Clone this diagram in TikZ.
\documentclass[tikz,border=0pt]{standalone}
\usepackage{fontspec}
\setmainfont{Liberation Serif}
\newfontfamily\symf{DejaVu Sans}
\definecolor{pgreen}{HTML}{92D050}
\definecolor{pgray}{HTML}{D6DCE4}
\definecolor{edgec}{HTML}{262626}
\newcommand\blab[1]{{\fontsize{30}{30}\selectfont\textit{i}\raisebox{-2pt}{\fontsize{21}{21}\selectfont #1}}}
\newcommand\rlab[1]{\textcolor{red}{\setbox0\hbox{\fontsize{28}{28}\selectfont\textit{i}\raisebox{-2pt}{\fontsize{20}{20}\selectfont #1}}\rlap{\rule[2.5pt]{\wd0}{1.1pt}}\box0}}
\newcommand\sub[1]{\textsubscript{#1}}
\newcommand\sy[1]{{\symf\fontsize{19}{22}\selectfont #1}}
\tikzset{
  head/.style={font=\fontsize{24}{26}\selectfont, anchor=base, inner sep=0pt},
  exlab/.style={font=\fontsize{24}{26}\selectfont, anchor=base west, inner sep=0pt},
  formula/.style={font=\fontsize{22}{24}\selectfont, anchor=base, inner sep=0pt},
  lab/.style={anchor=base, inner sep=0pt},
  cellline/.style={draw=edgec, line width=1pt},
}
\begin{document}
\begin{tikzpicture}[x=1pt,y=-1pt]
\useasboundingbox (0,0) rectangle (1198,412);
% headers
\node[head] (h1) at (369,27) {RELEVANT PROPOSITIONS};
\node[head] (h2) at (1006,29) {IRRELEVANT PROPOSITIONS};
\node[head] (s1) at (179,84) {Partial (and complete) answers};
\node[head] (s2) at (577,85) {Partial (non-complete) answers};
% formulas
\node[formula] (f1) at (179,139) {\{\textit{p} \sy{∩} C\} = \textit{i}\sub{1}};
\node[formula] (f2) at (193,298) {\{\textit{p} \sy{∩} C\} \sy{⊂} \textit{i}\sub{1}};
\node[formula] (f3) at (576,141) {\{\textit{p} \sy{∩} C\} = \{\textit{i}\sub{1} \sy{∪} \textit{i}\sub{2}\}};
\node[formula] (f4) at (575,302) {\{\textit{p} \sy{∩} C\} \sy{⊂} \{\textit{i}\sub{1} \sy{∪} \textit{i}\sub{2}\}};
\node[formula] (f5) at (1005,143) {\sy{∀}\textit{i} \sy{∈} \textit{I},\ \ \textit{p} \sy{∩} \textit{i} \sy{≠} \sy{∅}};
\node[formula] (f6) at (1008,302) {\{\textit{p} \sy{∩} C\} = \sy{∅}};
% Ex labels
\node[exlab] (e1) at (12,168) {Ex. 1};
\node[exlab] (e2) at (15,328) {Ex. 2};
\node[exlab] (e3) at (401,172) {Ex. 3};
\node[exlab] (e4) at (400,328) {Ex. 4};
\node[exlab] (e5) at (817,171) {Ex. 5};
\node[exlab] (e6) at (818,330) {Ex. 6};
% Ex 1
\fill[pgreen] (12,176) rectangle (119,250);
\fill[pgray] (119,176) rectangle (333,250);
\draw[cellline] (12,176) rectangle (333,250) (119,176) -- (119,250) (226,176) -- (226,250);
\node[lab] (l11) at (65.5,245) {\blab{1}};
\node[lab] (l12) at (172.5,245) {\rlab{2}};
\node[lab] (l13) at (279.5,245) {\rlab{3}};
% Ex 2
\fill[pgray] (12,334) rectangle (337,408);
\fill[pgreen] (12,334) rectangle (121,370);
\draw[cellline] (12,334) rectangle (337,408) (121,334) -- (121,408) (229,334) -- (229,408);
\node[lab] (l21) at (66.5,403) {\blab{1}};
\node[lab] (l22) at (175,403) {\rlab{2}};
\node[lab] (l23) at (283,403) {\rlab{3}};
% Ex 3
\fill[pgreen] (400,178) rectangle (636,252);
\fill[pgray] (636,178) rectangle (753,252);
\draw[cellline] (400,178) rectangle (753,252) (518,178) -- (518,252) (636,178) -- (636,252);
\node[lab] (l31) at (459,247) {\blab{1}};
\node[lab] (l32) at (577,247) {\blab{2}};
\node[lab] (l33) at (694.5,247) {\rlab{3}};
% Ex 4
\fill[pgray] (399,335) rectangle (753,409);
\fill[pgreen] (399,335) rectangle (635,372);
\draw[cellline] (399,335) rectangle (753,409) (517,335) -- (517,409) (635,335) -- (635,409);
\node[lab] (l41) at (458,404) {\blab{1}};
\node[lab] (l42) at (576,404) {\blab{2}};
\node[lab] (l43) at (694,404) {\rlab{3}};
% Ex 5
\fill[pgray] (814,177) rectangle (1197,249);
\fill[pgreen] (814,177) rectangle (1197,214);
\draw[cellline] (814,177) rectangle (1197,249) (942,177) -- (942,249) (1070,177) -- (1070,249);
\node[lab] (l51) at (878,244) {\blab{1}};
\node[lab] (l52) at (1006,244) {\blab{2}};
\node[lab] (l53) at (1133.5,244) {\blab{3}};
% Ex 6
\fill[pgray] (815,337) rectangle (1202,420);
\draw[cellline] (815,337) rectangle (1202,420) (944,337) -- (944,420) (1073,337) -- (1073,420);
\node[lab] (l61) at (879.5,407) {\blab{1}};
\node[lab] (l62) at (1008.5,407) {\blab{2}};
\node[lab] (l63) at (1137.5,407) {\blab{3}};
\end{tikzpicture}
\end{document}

-------------------------

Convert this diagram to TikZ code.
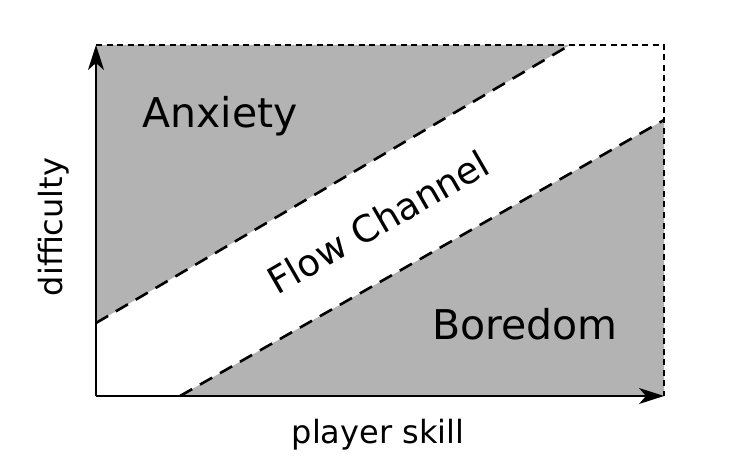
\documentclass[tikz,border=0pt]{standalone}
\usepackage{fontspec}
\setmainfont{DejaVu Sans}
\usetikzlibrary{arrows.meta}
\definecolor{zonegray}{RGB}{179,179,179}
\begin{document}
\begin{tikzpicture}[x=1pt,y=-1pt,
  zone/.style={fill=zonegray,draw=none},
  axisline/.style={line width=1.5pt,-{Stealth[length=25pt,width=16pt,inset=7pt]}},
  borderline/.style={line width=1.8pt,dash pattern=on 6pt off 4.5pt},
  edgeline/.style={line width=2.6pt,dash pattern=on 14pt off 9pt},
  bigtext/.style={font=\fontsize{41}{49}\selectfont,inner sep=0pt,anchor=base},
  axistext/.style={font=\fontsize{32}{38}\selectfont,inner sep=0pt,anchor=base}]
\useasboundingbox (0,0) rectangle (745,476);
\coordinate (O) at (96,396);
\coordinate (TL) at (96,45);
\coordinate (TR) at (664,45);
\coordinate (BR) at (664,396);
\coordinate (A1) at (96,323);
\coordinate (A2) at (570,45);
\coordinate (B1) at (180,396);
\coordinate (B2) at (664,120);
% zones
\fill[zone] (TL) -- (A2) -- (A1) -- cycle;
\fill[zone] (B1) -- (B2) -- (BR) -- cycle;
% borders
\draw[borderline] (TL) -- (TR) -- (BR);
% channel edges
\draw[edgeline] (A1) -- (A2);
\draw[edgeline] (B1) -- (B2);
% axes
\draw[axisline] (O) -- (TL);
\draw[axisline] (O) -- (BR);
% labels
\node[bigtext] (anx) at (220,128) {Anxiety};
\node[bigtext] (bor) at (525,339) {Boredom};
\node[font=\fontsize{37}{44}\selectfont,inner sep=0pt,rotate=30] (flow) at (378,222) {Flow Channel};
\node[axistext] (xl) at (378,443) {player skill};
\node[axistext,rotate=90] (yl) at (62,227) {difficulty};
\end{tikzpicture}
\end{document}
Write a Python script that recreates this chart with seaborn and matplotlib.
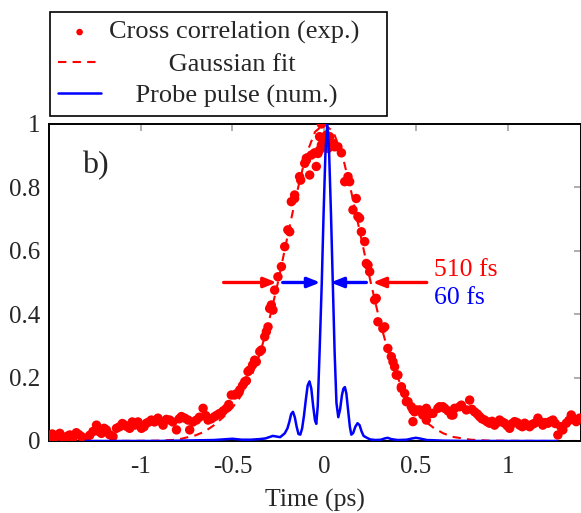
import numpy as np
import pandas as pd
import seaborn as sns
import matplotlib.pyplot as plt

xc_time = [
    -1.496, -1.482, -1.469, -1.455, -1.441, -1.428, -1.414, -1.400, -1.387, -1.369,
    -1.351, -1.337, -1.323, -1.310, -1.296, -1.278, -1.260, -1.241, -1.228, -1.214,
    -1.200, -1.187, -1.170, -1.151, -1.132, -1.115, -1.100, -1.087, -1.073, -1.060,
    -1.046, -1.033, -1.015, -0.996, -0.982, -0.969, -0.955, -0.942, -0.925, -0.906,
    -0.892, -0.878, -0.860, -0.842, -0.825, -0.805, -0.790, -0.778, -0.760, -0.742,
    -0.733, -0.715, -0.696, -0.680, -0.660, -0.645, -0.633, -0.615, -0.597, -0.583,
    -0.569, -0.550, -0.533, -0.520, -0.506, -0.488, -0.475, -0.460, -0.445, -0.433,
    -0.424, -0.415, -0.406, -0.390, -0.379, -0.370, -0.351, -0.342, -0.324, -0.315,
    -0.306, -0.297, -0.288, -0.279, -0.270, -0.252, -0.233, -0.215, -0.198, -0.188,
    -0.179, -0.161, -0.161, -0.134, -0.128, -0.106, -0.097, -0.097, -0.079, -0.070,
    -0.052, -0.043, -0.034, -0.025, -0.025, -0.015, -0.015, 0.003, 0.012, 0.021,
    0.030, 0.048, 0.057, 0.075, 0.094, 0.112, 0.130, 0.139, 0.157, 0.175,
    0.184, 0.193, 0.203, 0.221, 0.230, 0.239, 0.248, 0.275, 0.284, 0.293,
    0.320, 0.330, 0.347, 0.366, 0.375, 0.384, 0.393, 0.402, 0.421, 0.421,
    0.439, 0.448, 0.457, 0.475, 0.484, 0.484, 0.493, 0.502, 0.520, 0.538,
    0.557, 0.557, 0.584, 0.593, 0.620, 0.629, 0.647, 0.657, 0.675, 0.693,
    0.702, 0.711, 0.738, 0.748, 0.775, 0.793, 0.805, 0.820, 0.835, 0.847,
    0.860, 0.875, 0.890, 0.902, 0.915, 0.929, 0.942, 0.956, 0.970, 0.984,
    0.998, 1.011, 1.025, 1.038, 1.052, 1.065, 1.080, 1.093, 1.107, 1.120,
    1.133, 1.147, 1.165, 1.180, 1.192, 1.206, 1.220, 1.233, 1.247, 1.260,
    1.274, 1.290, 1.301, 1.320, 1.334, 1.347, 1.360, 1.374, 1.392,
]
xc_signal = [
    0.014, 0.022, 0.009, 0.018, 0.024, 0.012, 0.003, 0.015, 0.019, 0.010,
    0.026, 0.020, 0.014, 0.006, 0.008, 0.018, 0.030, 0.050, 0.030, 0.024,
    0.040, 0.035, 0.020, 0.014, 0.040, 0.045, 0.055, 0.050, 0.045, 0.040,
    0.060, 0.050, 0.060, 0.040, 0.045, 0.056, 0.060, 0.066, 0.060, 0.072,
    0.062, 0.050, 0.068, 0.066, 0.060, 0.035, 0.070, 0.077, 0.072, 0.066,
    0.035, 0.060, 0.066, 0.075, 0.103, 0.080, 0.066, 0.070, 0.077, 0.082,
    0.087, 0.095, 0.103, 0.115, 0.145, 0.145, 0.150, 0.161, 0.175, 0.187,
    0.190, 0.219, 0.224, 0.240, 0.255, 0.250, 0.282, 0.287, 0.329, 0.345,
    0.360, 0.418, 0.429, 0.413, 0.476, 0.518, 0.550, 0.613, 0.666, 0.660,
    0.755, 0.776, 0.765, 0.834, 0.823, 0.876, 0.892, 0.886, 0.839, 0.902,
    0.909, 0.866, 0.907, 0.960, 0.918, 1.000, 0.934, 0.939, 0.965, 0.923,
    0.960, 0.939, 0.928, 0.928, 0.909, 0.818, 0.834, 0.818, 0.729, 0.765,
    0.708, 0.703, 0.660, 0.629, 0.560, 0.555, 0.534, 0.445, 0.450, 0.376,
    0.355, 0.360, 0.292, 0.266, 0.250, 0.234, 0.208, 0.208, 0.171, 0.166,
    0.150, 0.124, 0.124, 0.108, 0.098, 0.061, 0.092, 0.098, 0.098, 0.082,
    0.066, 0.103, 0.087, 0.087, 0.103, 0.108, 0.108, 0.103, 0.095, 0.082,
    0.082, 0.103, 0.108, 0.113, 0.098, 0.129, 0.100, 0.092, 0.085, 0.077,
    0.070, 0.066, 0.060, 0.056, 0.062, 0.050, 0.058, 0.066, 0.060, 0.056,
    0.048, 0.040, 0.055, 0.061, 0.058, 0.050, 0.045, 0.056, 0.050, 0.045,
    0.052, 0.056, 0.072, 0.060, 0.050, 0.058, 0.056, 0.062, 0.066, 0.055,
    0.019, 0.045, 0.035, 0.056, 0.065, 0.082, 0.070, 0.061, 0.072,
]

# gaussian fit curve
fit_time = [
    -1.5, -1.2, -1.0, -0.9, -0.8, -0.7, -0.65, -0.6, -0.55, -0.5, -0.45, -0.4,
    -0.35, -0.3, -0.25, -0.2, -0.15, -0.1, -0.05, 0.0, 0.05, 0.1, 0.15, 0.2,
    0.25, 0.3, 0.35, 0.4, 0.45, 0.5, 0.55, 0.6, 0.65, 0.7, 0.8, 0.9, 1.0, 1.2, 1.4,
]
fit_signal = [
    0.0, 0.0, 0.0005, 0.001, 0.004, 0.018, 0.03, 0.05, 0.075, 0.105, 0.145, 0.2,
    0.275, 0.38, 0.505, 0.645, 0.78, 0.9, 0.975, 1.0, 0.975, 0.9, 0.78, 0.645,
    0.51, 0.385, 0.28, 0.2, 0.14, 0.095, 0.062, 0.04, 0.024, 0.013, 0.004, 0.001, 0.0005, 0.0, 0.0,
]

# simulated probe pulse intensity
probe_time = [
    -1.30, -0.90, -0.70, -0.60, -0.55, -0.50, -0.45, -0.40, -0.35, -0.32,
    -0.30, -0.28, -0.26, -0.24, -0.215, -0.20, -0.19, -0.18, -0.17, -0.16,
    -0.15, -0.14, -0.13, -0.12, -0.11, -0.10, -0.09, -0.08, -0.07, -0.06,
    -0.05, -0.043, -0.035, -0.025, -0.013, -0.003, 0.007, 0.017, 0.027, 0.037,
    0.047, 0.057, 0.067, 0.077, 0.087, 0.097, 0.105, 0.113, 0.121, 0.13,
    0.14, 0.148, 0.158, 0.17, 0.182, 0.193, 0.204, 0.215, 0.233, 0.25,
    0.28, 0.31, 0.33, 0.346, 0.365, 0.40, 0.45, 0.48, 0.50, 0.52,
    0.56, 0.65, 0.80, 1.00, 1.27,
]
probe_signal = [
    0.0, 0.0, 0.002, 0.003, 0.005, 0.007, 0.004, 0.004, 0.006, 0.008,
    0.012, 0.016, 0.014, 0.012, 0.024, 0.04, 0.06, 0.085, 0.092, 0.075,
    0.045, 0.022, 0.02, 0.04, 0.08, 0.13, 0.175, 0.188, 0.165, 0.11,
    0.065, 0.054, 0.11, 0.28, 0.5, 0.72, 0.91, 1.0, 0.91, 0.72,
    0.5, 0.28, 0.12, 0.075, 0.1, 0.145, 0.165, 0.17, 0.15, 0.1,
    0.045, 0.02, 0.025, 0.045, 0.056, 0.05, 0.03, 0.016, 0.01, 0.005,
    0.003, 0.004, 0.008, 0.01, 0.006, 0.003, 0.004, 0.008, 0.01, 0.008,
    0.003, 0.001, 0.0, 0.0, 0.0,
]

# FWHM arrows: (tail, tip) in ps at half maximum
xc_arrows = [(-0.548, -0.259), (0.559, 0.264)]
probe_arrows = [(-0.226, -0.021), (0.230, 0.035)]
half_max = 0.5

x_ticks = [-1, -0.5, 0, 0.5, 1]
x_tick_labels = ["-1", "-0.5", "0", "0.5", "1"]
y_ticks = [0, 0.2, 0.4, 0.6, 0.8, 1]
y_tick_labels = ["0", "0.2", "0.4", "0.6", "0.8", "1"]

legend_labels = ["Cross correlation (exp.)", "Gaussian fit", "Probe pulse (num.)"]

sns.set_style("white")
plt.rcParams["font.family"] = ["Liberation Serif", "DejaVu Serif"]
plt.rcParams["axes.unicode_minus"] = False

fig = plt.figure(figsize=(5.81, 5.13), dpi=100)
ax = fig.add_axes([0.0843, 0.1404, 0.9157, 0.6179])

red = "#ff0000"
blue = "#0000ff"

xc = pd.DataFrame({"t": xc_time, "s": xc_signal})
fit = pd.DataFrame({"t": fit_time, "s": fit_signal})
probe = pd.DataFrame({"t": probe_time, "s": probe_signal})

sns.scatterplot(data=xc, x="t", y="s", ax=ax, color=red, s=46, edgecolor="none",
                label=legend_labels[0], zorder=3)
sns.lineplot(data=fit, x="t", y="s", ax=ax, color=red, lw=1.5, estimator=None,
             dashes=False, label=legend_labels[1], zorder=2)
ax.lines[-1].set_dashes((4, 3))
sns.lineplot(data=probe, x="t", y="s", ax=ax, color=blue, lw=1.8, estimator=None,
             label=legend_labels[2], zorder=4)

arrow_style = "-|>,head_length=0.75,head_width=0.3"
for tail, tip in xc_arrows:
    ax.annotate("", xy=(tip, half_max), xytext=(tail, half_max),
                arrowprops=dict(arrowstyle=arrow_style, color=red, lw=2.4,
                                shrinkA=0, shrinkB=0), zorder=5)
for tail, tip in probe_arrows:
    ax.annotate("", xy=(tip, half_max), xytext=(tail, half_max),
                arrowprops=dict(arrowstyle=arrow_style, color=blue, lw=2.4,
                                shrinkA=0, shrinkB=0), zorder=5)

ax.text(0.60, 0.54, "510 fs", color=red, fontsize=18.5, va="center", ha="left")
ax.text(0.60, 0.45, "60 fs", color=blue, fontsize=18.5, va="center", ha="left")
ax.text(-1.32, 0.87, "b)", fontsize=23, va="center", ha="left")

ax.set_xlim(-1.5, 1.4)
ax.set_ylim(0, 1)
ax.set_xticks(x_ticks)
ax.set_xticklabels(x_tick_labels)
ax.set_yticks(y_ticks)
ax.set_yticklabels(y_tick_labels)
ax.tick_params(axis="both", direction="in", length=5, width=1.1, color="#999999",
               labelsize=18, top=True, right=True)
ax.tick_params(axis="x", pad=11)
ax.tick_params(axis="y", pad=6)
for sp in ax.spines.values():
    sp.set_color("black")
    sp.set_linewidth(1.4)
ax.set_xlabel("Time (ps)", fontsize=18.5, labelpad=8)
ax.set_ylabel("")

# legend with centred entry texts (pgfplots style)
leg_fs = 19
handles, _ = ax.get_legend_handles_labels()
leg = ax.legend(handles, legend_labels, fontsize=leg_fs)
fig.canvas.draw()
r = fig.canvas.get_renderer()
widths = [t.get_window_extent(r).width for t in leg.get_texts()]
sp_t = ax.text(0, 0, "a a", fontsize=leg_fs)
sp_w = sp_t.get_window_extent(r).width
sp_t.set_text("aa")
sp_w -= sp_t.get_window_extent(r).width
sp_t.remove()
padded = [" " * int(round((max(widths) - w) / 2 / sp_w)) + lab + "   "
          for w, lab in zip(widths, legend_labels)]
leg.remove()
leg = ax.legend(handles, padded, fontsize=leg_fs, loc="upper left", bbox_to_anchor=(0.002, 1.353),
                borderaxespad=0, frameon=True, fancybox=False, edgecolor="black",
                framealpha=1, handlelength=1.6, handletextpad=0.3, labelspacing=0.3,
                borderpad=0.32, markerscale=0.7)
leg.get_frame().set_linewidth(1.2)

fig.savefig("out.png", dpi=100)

-------------------------

-- WORK INSTRUCTIONS --
Take every line from the data above that holds "with" and copy it out.

-- EXPECTED ANSWER --
Write a Python script that recreates this chart with seaborn and matplotlib.
# legend with centred entry texts (pgfplots style)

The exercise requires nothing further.